Wednesday, December 26, 2012

Tips for Facilitating a User Story Mapping Session

In an earlier post I described how to create a user story map. Here are a few additional tips that you might find helpful.

Tip #1. Silent Brainstorming isn't mandatory. 
While using silent brainstorming is great for creating a map, you don't always need to use it. Sometimes you may find yourself in a situation where a full set of requirements has been written or the app is a re-write of an existing and well known application. In those cases I often skip the silent brainstorming and create the map from the existing documentation. Of course, I still do this with the team.

Tip #2. For your first map, reference the email map.
When you are creating your first map you may find that some people have difficulty finding the right level of detail for the second row in the map ("things people do" - the user tasks). In order to reduce the confusion walk them through the first two rows of the email map first. You can simply write the basic map on a few post-its as an example:

Finally, as they are writing their 'things people do', walk around and take a look at what they are writing. Encourage them when they are writing the correct level of detail ("Compose Email") and ask questions when they are getting into too much detail ("Set an email to High Priority").

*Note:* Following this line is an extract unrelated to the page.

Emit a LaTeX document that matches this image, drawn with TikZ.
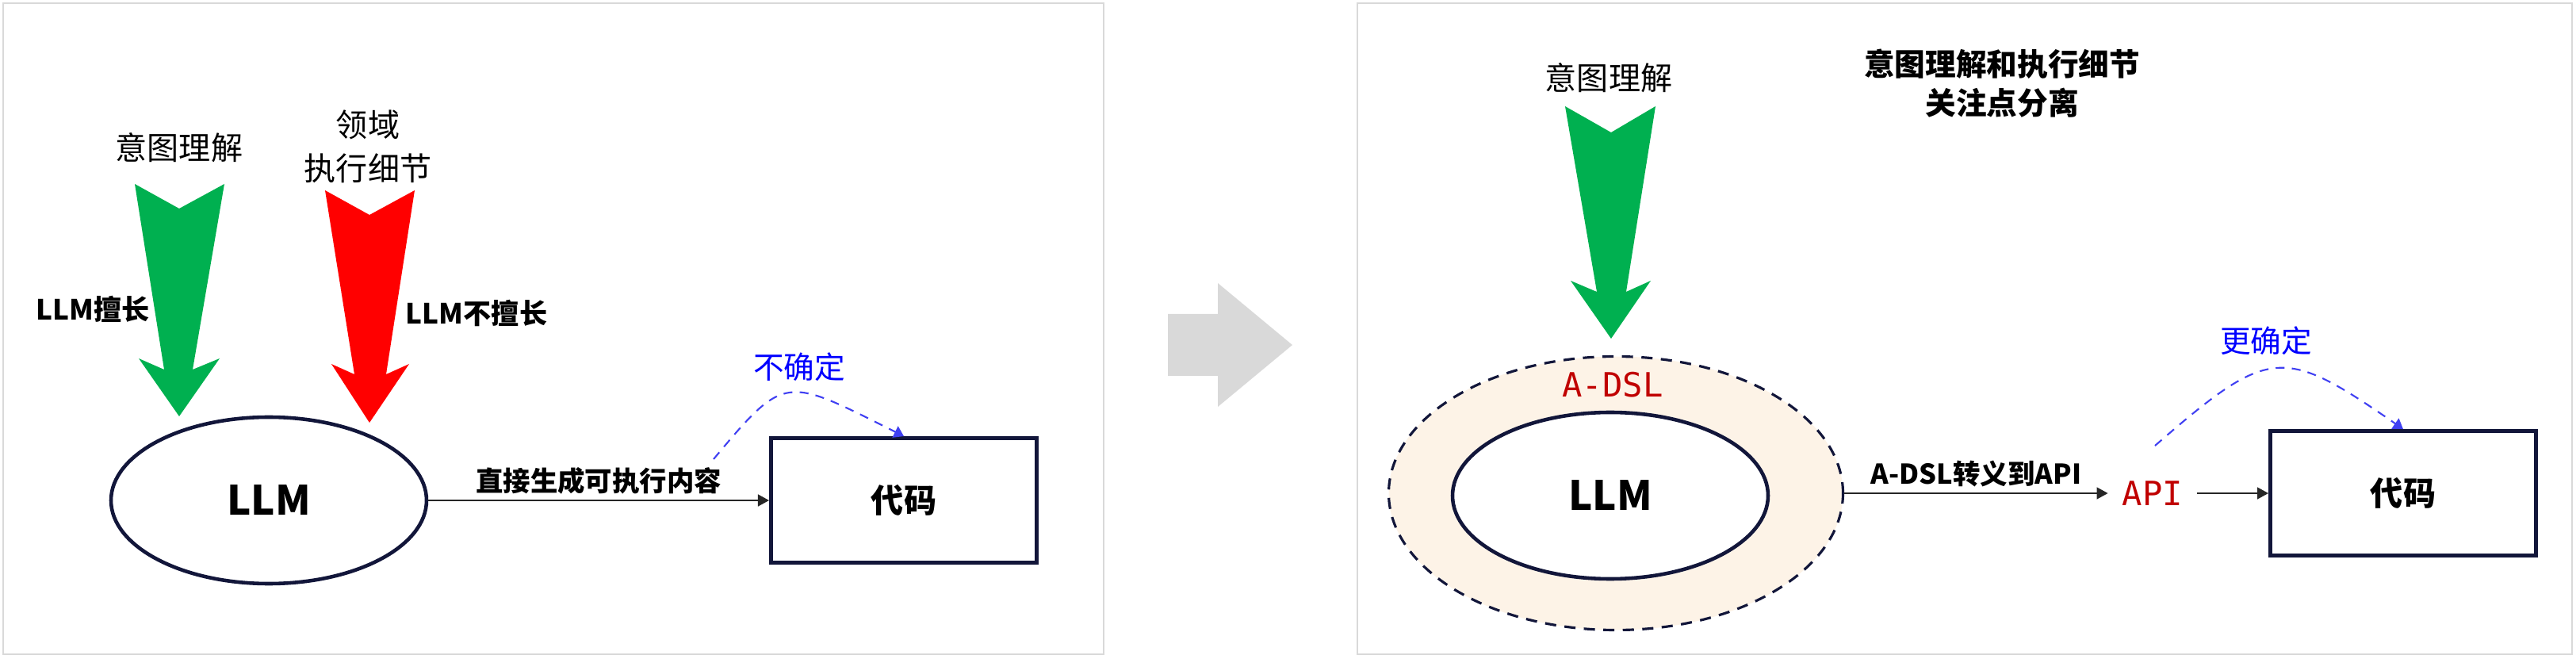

Tip #3. Tear horizontally, not vertically
There are two ways to tear a post-it note off of the pad. If you tear it off horizontally (left to right or right to left) the post-it note will lie flat when it is stuck onto the wall. If you tear it off vertically (bottom to top) then it will have a curl.

Tip #4. Big Post-its
Quite often it isn't possible to create your map in the team room. If this is true for you then create your map on the large 3M Easel pads so that it can be transferred back to the team room.

Tip #5. Use name brand post-its
Post-its made by 3M seem to stick longer than other brands.


  1. Still wondering where will i write user stories with a standard format of "As a i want to so that " where do we put such stories on the map and also the confirmation. is it at the back of the card?

    1. Story maps themselves are more for planning, and do not include too much detail. Therefore, you can write them in that format, but bear in mind that stories in a story map are not detailed enough for a developer to work. You will probably end up breaking these stories down further and adding greater detail when the team pulls them into their current work.

  2. Hi Paul,

    The yellow post-its in the example map are the user stories. You can absolutely write them in the "As a.." format if that is helpful to you and your team.

    In the examples, I describe each story with as few words as possible. If you are using the "As a" format, you could consider this a "title" for your story. Using fewer words makes it easier to visually scan and find the story you are looking for in the map.

  3. I dont know... For me, the orange are EPICs, the blue are the stories and the yellow would be the tasks, I dont plan that early...

    For example, if my project is a configurator:
    One activity is "configuration"
    One story is "choose a product" (one screen with a slider of 5 products)
    A task would be like "create data model"

    What would it be the way you explained it?
    configuration -> choose a product -> ??? -> create data model

    Why you add this additional level?